Accordng to the guys at cyclingnews.com - it is a transponder used to automate the timing and check who is in which group at the finish.
55/Rad
Smoothie104
07-05-04, 10:40 AM
It used to be on the fork leg near the dropout.
aluckyfiji
07-05-04, 10:44 AM
So what happens if you have to change bikes during the stage?
do you get the time of the team car when it crosses the finish line? j/k
zonatandem
07-05-04, 11:27 AM
It used to be on the fork leg near the dropout.
That is a transponder for the electronic timing devices now being used in many events. Beats the old stopwatch and a lot more accurate!
Thanks everybody. I kinda thought it might be something like that.
So what happens if you have to change bikes during the stage?
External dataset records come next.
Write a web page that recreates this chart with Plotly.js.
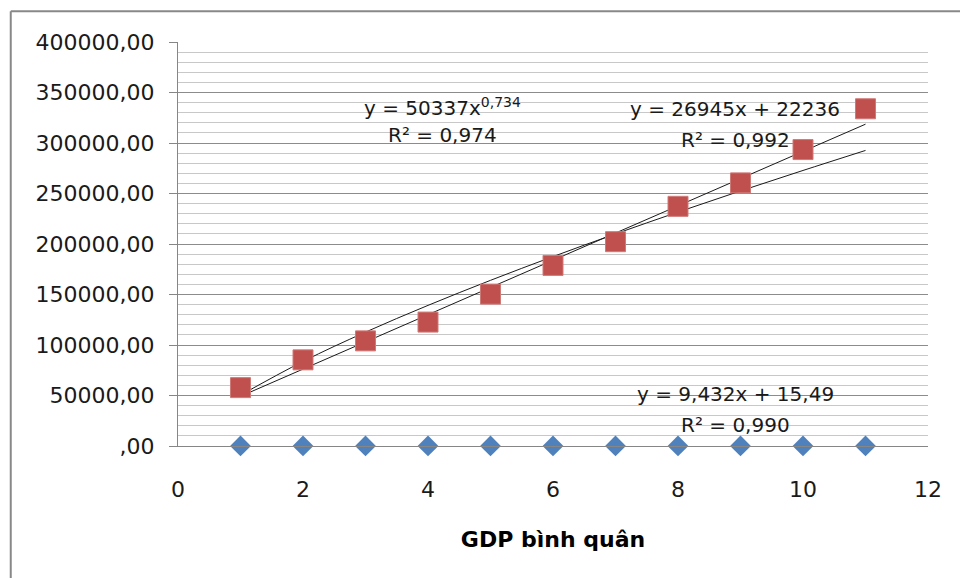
<!DOCTYPE html>
<html>
<head>
<meta charset="utf-8">
<script src="https://cdn.plot.ly/plotly-3.0.1.min.js"></script>
<style>html,body{margin:0;padding:0;background:#fff;}#chart{width:960px;height:578px;}</style>
</head>
<body>
<div id="chart"></div>
<script>
// Data
const xValues = [1, 2, 3, 4, 5, 6, 7, 8, 9, 10, 11];
const redSeries = [57800, 85300, 104100, 122700, 150400, 178800, 202300, 237300, 260500, 293500, 333900];
const blueSeries = [25, 34, 44, 53, 63, 72, 82, 91, 100, 110, 119];
// Trendline values as drawn in the reference
const linearTrendX = [1, 11];
const linearTrendY = [49181, 318631];
const powerTrendY = [50337, 83720, 112750, 139230, 164030, 187520, 210000, 231600, 252530, 272810, 292620];
const yTickVals = [0, 50000, 100000, 150000, 200000, 250000, 300000, 350000, 400000];
const yTickText = [",00", "50000,00", "100000,00", "150000,00", "200000,00", "250000,00", "300000,00", "350000,00", "400000,00"];
const xTickVals = [0, 2, 4, 6, 8, 10, 12];
const xAxisTitle = "GDP bình quân";
const eqPower = "y = 50337x<sup>0,734</sup>";
const r2Power = "R² = 0,974";
const eqLinear = "y = 26945x + 22236";
const r2Linear = "R² = 0,992";
const eqBlue = "y = 9,432x + 15,49";
const r2Blue = "R² = 0,990";

const FONT = "DejaVu Sans";
const traces = [
  {x: xValues, y: powerTrendY, type: "scatter", mode: "lines",
   line: {color: "#1a1a1a", width: 1, shape: "spline"}, showlegend: false, hoverinfo: "skip"},
  {x: linearTrendX, y: linearTrendY, type: "scatter", mode: "lines",
   line: {color: "#1a1a1a", width: 1}, showlegend: false, hoverinfo: "skip"},
  {x: xValues, y: blueSeries, type: "scatter", mode: "markers", cliponaxis: false,
   marker: {symbol: "diamond", size: 16, color: "#4F81BD", line: {width: 0}}, showlegend: false},
  {x: xValues, y: redSeries, type: "scatter", mode: "markers", cliponaxis: false,
   marker: {symbol: "square", size: 20, color: "#C0504D", line: {width: 1, color: "#d07a78"}}, showlegend: false}
];

function ann(text, x, y) {
  return {text: text, xref: "paper", yref: "paper", x: x, y: y, xanchor: "center", yanchor: "middle",
          showarrow: false, font: {family: FONT, size: 20, color: "#1a1a1a"}};
}

const layout = {
  width: 960, height: 578,
  margin: {l: 178, r: 32, t: 42, b: 132},
  paper_bgcolor: "#fff", plot_bgcolor: "#fff",
  showlegend: false,
  hovermode: false,
  xaxis: {
    range: [0, 12], tickvals: xTickVals, showgrid: false, zeroline: false,
    showline: true, linecolor: "#868686", linewidth: 1, ticks: "",
    ticklabelstandoff: 24,
    tickfont: {family: FONT, size: 22, color: "#1a1a1a"},
    title: {text: xAxisTitle, standoff: 30, font: {family: FONT, size: 22, color: "#000", weight: "bold"}}
  },
  yaxis: {
    range: [0, 400000], tickvals: yTickVals, ticktext: yTickText,
    showgrid: true, gridcolor: "#8c8c8c", gridwidth: 1, zeroline: false,
    showline: true, linecolor: "#868686", linewidth: 1,
    ticks: "outside", ticklen: 8, tickcolor: "#868686", ticklabelstandoff: 10,
    tickfont: {family: FONT, size: 22, color: "#1a1a1a"},
    minor: {dtick: 10000, showgrid: true, gridcolor: "#c8c8c8", gridwidth: 1, ticks: ""}
  },
  shapes: [
    {type: "line", xref: "x", yref: "y", ysizemode: "pixel", yanchor: 0, x0: 0, x1: 0, y0: 0, y1: -9, line: {color: "#868686", width: 1}},
    {type: "line", xref: "x", yref: "y", ysizemode: "pixel", yanchor: 0, x0: 12, x1: 12, y0: 0, y1: -9, line: {color: "#868686", width: 1}},
    {type: "line", xref: "paper", yref: "paper", x0: -0.223, x1: -0.223, y0: 1.076, y1: -0.33, line: {color: "#888", width: 2}},
    {type: "line", xref: "paper", yref: "paper", x0: -0.223, x1: 1.1, y0: 1.076, y1: 1.076, line: {color: "#888", width: 2}}
  ],
  annotations: [
    ann(eqPower, 0.3533, 0.84),
    ann(r2Power, 0.3533, 0.7710),
    ann(eqLinear, 0.7427, 0.833),
    ann(r2Linear, 0.7427, 0.758),
    ann(eqBlue, 0.7433, 0.1289),
    ann(r2Blue, 0.7433, 0.052)
  ]
};

Plotly.newPlot("chart", traces, layout, {displayModeBar: false, staticPlot: true});
</script>
</body>
</html>
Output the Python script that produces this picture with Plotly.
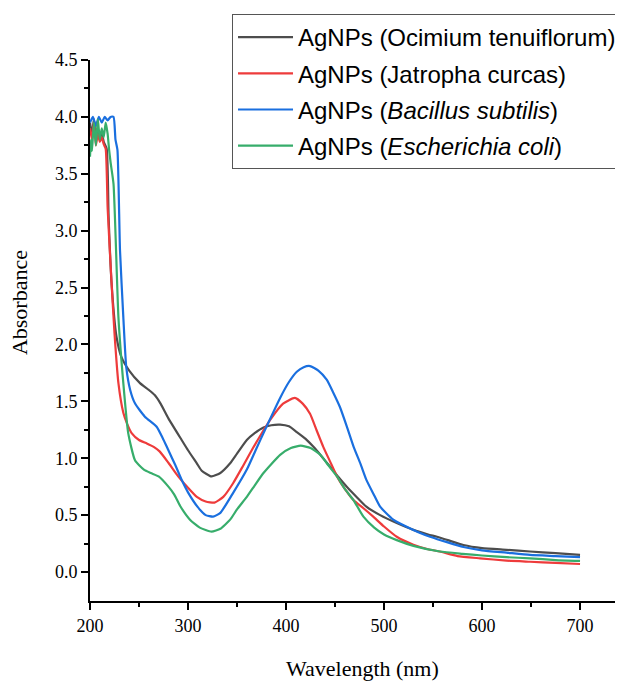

do you get the time of the team car when it crosses the finish line? j/k
Wouldn't that really suck as I don't think the team cars get to cross the finish line? They have to pull off prior or hang out at the back.
rygreen
07-06-04, 05:43 PM
I've used a similar thing at some triathlons where I've competed. You wear the chip on a velcro strap that goes around your ankle. It registers the times as you go across pads while coming into and going out of the transition area (and across the finish line.) So, post race time and splits are available almost immediately.
itschris
07-08-04, 07:11 AM
I use a chip as in my tri's but I'm not sure if that's what it is. The only reason I question the responses is because it doesn't look like all the riders have them, not even in the top teams... and I've noticed once on stage 2 I believe, then they changed the bike out, neither bike had one, but the rider ahead, not a GC contender did have one.
I'm glad someone asked about this, I was going to ask the same question about these little yellow thingies. Thanks Bikeforums!
Tony Miller
07-08-04, 11:56 AM
Great guesses but we all know they are miniature motors developed by NASA to power the bikes. Jeez, you don't think those guy can really ride at that pace for 23 day do you!